[EXERCISE TASK]:
Tally the lines of the listing that contain the string "this". Give the number and nothing else.

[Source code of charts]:
-- start --

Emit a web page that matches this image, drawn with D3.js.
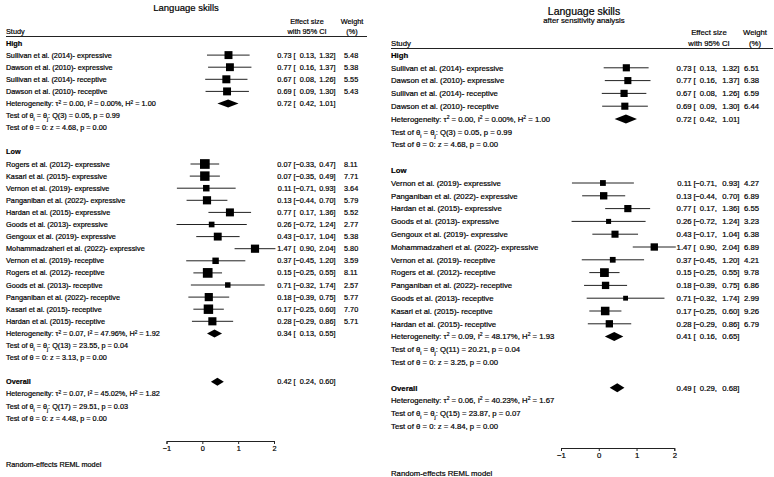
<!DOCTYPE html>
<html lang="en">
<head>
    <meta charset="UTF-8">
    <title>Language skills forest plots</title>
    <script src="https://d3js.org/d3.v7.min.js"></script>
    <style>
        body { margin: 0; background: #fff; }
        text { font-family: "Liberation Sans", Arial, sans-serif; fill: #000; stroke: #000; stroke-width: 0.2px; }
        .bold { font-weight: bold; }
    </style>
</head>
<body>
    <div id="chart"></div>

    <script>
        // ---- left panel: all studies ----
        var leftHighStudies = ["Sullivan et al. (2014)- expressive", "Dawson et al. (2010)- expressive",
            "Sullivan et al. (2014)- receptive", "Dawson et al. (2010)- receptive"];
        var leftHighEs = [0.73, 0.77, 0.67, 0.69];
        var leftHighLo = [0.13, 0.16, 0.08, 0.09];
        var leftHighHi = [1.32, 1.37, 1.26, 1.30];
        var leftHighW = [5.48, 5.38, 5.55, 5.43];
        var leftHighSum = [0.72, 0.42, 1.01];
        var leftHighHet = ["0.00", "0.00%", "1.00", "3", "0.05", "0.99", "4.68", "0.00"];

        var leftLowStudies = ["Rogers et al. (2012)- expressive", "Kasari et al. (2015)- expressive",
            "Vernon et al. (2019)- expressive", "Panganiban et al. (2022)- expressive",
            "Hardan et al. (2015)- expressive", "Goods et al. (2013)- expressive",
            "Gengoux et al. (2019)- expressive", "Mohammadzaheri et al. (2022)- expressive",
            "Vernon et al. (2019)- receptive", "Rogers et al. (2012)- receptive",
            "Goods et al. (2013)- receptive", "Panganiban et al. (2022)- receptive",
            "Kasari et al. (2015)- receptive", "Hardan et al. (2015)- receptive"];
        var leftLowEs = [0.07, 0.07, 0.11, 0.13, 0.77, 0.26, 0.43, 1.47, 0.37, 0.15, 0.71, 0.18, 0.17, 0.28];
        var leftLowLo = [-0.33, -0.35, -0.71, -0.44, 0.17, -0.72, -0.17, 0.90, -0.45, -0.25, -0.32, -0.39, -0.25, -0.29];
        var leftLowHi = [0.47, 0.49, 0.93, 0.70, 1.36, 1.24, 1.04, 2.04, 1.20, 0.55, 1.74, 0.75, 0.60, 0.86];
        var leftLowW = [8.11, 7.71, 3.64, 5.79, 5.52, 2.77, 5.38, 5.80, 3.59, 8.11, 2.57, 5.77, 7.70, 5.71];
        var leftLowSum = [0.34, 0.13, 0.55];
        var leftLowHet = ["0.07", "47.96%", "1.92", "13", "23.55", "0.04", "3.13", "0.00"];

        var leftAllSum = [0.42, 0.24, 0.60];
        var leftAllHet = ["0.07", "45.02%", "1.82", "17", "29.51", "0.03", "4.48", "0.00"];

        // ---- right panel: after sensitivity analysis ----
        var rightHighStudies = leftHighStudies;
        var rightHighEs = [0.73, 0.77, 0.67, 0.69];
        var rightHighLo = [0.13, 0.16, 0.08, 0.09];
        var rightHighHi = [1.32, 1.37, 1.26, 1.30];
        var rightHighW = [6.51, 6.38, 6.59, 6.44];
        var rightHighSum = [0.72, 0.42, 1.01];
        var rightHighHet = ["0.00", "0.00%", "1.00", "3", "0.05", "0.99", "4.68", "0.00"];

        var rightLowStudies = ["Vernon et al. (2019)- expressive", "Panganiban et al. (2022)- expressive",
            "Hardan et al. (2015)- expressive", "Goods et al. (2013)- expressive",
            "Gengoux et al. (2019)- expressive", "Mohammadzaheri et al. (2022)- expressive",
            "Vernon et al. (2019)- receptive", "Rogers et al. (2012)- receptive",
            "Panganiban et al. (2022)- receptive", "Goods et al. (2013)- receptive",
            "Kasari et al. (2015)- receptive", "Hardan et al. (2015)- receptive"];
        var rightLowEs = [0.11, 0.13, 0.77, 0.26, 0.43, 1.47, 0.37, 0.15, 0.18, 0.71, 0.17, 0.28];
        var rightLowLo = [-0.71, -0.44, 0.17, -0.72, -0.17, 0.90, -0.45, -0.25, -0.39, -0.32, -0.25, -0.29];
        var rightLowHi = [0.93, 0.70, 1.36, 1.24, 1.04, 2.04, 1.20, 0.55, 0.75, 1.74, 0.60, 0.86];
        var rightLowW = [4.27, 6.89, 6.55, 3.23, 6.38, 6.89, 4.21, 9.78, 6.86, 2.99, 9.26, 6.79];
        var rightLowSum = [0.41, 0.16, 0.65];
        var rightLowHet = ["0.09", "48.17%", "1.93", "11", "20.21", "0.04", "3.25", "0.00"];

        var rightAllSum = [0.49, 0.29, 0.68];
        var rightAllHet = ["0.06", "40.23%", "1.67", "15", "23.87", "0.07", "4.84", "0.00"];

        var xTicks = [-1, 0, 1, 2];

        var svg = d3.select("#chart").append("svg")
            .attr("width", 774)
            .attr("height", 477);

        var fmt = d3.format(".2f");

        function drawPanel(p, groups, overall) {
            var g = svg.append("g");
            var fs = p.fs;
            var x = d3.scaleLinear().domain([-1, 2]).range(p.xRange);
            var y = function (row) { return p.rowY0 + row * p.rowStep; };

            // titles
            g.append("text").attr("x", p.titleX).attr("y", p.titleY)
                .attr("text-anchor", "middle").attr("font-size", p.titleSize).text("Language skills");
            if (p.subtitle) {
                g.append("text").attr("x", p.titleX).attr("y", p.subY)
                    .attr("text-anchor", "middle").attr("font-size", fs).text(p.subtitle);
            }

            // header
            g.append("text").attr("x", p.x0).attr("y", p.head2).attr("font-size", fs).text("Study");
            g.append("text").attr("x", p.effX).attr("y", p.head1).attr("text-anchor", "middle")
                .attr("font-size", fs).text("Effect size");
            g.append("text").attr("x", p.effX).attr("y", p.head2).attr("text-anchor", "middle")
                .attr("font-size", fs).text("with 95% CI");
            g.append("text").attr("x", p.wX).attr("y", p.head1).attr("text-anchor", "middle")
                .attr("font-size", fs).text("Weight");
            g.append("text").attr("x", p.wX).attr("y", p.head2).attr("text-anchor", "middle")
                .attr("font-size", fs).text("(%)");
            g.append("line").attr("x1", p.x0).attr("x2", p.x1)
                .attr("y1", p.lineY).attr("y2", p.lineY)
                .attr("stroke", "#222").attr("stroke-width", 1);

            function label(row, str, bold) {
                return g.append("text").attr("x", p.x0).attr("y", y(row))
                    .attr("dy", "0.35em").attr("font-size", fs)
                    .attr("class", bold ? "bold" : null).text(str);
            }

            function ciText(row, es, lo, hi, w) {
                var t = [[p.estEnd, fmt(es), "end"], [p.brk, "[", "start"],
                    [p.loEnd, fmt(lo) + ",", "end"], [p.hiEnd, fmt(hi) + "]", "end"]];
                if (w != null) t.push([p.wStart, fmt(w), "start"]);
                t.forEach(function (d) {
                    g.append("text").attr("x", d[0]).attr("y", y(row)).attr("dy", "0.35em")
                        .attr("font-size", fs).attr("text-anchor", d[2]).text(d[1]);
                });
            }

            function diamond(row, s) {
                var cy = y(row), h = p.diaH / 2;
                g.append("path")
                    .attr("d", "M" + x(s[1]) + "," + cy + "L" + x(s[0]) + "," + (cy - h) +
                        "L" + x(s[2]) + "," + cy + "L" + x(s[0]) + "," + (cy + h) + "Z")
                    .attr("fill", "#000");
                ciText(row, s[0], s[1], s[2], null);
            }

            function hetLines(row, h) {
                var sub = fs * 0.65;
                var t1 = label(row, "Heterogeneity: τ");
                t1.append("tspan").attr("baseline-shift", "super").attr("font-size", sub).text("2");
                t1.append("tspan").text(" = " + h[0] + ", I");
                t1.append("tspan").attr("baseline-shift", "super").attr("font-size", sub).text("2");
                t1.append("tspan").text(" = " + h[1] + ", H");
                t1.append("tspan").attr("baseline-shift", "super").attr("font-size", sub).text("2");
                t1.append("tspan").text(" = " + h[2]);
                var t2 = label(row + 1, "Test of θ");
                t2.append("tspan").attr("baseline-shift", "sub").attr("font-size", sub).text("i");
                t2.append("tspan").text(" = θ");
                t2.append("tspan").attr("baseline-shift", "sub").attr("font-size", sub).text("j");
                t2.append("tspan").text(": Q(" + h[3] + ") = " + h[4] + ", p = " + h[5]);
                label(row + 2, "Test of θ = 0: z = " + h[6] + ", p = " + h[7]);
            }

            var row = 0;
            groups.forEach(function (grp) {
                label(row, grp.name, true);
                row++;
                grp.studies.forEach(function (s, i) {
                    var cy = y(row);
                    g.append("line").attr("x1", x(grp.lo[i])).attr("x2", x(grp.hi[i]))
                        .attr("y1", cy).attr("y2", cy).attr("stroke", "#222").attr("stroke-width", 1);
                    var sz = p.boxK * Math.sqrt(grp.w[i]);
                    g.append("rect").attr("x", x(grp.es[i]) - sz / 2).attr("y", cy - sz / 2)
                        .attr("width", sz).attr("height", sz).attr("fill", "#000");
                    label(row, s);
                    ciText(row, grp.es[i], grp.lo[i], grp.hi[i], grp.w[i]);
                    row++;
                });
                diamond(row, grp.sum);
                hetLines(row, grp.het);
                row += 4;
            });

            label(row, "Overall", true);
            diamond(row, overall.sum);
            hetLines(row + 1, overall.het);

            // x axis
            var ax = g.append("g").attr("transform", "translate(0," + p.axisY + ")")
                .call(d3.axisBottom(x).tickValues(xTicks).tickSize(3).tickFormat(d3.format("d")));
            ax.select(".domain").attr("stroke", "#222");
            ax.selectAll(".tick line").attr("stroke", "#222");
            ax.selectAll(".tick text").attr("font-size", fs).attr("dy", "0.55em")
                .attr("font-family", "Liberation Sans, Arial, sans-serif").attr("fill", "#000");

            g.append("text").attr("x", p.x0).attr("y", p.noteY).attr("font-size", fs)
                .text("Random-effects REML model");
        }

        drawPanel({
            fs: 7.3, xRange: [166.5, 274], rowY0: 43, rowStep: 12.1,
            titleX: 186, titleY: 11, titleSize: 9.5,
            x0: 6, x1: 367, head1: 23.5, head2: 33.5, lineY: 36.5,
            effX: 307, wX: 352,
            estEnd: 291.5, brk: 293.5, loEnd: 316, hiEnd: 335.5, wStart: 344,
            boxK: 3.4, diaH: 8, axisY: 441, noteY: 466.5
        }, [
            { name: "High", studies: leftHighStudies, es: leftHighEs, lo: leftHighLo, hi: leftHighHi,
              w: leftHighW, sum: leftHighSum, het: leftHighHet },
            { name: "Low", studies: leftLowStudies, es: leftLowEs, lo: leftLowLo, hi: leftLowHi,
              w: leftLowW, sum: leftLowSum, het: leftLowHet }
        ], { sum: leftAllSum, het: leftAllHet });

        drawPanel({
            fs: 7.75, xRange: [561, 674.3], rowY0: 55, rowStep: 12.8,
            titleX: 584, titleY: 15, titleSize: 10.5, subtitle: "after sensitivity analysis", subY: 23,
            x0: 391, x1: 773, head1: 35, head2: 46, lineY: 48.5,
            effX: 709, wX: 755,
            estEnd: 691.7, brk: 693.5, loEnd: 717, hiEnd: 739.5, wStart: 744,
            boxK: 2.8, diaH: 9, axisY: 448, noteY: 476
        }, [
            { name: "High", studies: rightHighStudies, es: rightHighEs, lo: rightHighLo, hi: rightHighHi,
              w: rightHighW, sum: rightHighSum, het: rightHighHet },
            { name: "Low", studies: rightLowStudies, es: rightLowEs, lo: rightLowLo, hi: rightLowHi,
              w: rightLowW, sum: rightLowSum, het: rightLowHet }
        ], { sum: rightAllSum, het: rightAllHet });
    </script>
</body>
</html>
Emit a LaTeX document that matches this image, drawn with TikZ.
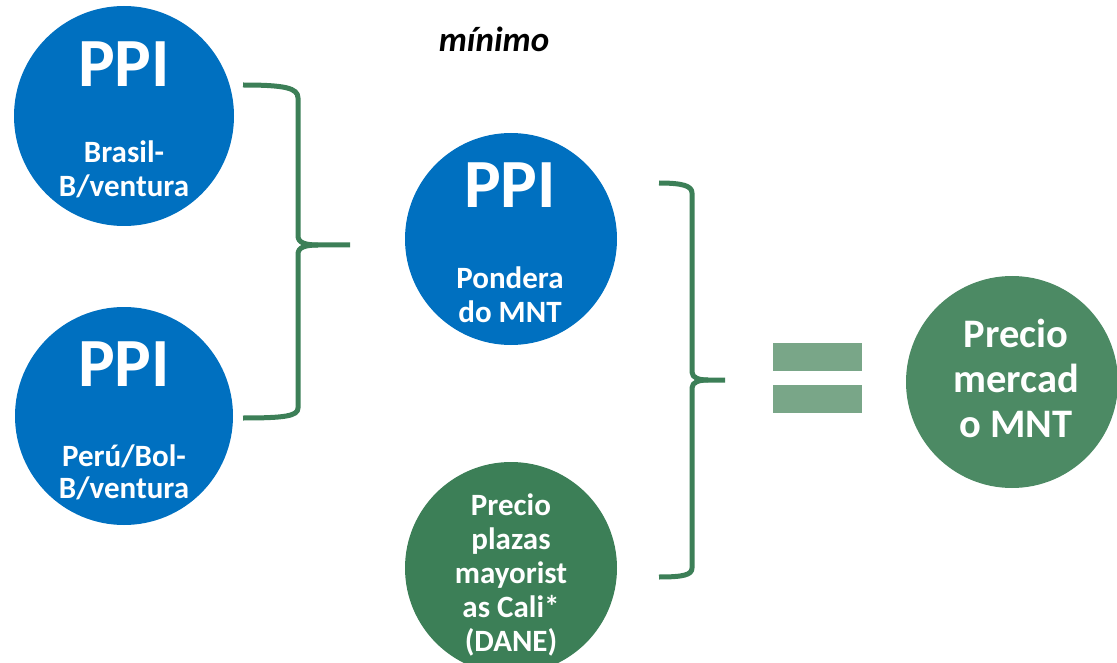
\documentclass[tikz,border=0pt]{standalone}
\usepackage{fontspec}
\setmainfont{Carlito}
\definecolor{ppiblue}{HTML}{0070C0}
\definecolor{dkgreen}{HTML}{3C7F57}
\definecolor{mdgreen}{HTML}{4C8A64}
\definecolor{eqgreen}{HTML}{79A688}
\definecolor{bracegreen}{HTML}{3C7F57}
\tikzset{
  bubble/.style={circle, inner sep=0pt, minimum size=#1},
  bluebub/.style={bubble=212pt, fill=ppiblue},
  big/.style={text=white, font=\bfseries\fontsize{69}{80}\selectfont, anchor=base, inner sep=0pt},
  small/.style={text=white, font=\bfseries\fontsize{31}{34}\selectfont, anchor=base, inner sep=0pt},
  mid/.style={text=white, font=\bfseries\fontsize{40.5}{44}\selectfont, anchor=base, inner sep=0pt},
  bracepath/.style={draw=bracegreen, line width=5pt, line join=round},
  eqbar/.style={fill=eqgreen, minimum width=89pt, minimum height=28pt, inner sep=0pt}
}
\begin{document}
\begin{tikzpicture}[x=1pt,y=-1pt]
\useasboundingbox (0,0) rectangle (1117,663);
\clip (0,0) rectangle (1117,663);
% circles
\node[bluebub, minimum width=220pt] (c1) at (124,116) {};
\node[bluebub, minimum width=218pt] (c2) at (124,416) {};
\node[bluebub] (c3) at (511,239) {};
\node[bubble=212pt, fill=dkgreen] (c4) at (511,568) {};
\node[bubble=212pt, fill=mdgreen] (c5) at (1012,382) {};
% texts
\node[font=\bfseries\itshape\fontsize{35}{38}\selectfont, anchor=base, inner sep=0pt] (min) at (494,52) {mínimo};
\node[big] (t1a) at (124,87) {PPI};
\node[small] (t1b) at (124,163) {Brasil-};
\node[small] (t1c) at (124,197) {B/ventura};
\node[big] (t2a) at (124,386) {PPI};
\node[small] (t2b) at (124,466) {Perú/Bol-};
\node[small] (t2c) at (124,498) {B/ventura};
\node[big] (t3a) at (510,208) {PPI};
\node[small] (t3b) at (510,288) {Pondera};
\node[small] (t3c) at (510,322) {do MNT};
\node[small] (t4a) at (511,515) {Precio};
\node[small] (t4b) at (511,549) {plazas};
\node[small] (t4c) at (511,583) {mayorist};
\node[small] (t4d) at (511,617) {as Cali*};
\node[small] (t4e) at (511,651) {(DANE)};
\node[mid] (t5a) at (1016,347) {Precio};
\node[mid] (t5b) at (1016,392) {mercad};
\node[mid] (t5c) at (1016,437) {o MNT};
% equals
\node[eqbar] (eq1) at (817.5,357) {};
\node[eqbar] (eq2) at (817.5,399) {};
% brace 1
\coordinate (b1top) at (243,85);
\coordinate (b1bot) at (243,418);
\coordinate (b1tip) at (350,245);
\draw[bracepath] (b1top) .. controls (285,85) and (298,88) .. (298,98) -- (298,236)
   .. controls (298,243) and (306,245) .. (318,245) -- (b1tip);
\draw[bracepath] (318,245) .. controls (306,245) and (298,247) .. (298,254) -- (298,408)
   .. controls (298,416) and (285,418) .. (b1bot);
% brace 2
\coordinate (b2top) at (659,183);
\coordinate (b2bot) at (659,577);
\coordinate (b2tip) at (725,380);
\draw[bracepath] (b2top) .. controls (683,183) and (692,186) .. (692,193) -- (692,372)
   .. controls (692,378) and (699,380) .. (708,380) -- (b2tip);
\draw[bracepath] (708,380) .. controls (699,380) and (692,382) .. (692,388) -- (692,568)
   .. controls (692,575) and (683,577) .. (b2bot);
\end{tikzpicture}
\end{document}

-- end --

[SOLUTION TO THE EXERCISE]:
2